Problem statement - Retype every line from the start of the data down to and including the line with "const panelNames = ['Forest', 'Suburban". Skip the pictures.

Start Recorded data

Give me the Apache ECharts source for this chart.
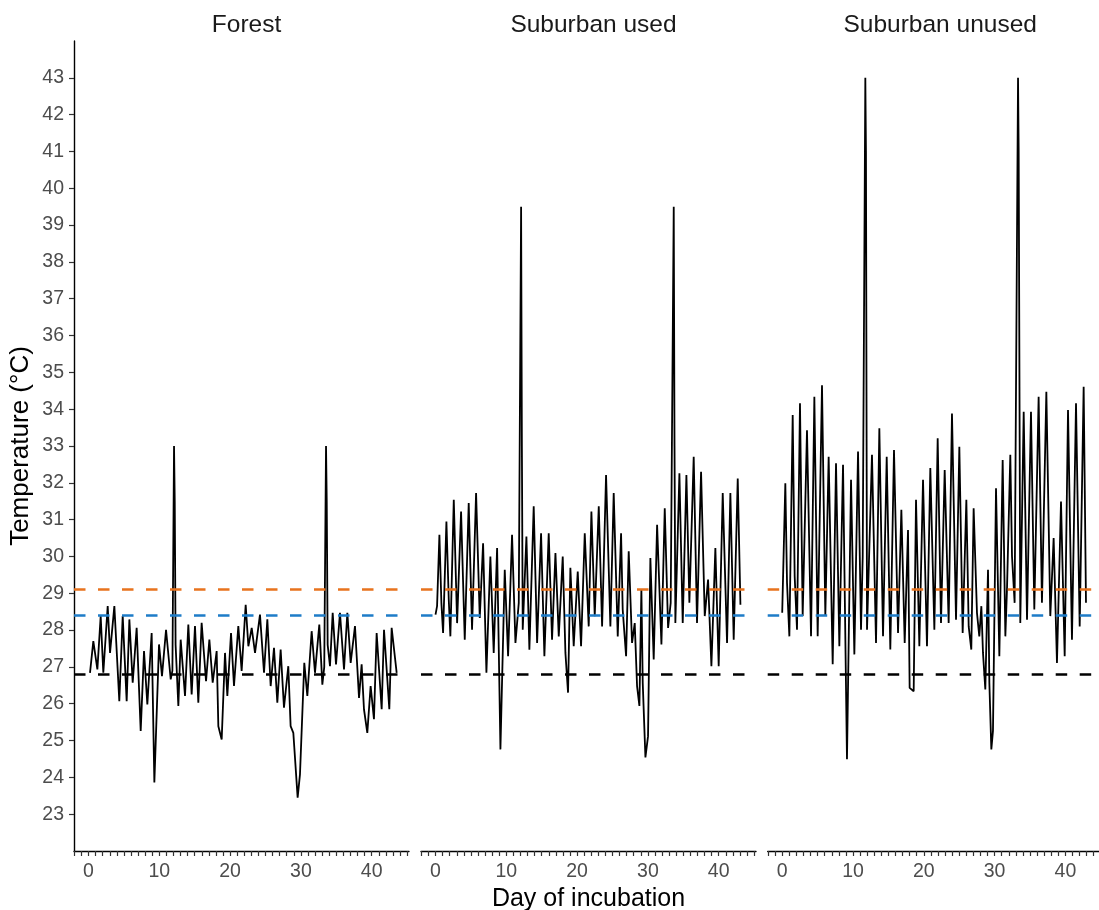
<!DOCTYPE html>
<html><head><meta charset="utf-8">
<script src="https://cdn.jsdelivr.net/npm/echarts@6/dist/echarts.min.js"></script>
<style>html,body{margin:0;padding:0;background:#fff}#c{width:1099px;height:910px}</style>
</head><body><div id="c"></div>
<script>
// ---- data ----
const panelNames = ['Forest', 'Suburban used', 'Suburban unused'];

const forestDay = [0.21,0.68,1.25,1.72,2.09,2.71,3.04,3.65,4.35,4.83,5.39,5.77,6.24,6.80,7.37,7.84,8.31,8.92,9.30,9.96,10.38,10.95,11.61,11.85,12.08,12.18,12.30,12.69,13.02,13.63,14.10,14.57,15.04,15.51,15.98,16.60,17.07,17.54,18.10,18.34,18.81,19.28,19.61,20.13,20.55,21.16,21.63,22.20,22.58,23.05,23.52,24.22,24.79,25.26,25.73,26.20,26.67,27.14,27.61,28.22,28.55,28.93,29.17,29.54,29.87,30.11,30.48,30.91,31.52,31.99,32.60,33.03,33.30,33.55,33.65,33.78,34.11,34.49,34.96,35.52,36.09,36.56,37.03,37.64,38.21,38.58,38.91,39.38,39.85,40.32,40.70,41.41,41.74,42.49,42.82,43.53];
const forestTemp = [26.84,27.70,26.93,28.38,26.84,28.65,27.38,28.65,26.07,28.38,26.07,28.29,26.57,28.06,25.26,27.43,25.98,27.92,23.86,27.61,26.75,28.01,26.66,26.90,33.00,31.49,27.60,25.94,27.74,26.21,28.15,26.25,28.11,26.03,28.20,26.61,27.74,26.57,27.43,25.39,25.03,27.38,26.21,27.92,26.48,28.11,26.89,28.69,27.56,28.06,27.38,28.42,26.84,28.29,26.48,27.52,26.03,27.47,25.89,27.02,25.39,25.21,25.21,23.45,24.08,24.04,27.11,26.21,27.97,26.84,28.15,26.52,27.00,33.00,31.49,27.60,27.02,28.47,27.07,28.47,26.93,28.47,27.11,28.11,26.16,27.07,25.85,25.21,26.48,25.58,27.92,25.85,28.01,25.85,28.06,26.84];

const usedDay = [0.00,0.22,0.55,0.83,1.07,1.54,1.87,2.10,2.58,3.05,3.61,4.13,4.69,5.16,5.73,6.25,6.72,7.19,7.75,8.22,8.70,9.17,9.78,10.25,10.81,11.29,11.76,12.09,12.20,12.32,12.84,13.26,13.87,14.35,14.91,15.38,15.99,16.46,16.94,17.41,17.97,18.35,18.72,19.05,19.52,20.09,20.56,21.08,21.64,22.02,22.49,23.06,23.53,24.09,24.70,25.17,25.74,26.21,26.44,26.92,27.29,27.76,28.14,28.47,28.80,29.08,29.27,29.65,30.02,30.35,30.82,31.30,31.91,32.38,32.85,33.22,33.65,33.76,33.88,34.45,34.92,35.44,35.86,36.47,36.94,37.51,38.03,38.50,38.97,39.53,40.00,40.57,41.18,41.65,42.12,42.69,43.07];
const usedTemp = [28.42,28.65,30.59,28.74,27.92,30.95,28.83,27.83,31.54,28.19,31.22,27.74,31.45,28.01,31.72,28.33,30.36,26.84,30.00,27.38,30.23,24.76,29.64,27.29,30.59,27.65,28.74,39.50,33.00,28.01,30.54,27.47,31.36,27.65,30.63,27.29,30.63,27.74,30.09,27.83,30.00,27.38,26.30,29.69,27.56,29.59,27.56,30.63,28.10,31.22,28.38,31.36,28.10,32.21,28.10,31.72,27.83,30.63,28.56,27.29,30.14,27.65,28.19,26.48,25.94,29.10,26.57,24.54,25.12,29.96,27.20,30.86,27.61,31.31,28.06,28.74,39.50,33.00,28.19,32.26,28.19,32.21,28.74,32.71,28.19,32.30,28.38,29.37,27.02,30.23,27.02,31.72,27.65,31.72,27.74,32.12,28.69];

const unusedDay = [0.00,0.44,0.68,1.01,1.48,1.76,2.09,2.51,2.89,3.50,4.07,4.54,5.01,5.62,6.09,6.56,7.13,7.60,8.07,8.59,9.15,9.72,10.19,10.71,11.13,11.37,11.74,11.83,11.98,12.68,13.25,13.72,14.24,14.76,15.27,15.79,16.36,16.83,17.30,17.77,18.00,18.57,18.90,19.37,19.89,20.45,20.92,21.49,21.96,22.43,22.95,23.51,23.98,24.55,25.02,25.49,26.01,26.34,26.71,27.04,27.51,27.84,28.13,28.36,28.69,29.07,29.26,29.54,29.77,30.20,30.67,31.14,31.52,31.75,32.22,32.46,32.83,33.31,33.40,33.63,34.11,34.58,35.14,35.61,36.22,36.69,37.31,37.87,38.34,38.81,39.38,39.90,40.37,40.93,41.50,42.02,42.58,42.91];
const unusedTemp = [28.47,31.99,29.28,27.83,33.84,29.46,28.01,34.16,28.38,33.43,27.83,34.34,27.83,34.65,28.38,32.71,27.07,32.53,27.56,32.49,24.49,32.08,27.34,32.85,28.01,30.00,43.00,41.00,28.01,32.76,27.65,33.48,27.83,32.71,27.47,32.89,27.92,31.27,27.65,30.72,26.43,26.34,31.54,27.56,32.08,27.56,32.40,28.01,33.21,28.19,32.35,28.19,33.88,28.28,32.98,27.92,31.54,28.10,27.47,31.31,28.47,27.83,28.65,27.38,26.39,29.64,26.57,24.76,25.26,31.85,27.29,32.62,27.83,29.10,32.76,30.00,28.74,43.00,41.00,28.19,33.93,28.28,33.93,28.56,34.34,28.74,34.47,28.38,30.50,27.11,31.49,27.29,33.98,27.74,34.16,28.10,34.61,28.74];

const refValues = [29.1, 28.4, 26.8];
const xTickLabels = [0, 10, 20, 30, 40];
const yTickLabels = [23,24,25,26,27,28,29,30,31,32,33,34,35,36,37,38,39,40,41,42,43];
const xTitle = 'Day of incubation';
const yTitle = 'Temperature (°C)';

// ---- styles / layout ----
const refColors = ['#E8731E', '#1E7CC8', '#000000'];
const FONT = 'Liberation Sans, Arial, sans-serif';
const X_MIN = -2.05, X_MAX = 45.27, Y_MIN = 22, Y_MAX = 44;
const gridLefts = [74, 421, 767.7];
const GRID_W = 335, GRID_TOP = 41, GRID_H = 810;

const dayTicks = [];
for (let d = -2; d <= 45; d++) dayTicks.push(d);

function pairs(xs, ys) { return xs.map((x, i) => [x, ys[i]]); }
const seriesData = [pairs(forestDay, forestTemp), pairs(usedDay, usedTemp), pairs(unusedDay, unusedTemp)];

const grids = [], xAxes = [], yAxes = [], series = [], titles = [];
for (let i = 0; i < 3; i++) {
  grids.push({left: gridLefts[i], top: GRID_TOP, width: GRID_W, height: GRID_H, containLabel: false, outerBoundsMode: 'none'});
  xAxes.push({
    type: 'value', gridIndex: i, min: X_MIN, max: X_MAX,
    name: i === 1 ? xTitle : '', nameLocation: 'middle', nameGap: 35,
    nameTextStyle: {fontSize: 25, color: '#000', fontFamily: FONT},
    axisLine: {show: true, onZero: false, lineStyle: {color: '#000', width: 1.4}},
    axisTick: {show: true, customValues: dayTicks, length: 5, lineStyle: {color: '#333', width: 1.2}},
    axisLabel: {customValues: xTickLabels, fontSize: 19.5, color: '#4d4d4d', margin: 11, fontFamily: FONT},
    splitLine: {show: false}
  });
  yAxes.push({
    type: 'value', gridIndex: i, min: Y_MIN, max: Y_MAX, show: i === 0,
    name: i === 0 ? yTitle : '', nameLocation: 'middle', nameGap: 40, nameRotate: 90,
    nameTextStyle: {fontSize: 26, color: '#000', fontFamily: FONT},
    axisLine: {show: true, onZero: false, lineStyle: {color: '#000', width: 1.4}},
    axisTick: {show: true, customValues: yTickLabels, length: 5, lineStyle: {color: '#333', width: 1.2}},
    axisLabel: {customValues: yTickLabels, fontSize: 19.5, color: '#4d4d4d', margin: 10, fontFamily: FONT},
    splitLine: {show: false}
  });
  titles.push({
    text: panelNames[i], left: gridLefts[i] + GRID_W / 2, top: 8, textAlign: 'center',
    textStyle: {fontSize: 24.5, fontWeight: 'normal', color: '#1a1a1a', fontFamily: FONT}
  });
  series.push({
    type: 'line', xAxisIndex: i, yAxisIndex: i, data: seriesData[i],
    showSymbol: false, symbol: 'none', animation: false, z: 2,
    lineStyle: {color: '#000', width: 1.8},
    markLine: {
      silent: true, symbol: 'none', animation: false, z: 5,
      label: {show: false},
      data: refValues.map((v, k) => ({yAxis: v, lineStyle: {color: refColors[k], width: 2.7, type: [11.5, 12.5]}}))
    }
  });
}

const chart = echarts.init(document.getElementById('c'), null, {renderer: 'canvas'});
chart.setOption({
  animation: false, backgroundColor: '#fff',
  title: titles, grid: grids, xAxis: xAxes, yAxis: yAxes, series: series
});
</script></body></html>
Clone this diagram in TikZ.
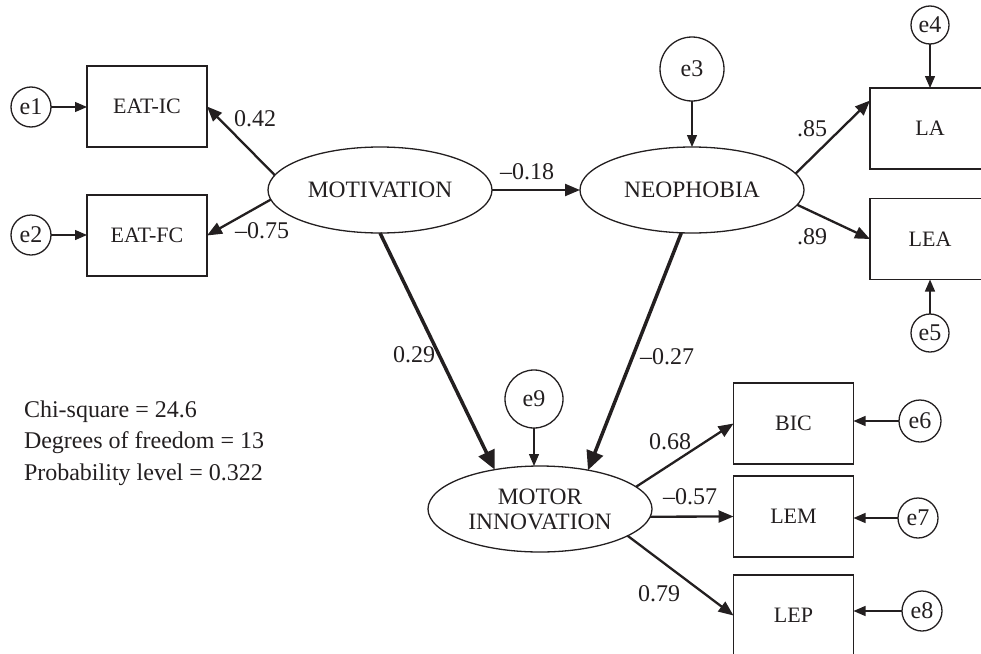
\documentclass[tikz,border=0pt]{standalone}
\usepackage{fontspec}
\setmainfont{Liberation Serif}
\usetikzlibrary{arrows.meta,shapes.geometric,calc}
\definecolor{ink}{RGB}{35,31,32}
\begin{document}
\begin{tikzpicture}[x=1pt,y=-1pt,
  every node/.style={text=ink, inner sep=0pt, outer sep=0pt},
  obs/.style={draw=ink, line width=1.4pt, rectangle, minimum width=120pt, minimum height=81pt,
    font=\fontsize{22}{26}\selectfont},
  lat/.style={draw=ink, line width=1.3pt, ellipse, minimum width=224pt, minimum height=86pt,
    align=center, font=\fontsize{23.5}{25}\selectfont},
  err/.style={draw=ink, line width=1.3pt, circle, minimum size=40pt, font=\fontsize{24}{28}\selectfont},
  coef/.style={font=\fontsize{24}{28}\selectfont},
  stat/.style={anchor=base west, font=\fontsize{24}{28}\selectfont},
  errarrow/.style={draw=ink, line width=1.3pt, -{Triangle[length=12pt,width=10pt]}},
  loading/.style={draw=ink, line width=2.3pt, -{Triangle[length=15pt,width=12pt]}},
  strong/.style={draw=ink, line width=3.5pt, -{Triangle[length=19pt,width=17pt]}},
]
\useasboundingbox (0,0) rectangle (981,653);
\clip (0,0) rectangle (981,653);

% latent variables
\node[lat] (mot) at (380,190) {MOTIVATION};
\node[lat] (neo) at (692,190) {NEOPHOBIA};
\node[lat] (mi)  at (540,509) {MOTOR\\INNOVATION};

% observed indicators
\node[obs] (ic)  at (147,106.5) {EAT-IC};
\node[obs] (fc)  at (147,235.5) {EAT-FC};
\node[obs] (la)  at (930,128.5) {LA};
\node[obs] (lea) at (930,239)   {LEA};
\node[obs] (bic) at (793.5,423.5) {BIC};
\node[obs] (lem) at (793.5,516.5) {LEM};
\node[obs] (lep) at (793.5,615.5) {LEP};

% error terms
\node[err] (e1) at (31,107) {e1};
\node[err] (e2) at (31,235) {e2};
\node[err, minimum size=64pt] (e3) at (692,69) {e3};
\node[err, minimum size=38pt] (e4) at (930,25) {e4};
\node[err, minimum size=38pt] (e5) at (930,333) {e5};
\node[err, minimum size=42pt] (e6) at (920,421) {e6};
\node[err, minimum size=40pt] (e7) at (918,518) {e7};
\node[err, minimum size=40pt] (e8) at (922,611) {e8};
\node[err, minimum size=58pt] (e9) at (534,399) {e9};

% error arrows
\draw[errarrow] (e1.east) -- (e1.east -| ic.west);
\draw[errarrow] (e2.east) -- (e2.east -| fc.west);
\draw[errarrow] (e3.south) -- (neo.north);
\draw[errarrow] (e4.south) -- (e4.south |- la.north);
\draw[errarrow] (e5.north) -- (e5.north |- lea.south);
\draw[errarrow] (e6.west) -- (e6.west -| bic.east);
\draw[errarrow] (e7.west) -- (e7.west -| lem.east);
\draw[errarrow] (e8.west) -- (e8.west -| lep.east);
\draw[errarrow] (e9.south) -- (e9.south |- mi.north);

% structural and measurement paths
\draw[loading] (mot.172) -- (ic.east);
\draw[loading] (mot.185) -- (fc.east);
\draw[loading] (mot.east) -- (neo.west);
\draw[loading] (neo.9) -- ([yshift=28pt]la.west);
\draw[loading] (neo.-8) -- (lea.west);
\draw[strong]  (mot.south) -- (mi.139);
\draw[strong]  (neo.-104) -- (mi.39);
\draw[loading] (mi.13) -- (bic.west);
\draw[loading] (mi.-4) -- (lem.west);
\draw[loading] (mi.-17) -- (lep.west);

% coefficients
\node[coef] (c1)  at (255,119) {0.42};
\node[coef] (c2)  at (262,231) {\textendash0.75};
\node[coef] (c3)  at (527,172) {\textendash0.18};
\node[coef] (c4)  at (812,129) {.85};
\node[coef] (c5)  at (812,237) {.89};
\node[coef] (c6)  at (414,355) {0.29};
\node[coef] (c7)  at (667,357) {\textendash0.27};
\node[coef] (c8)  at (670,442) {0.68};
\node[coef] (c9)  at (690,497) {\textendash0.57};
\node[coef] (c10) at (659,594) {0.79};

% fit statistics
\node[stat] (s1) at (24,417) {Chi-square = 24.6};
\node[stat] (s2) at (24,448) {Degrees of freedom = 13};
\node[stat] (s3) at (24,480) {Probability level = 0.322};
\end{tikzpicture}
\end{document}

End Recorded data

Output below -
Give me the Apache ECharts source for this chart.
<!DOCTYPE html>
<html><head><meta charset="utf-8">
<script src="https://cdn.jsdelivr.net/npm/echarts@6/dist/echarts.min.js"></script>
<style>html,body{margin:0;padding:0;background:#fff}#c{width:1099px;height:910px}</style>
</head><body><div id="c"></div>
<script>
// ---- data ----
const panelNames = ['Forest', 'Suburban used', 'Suburban unused'];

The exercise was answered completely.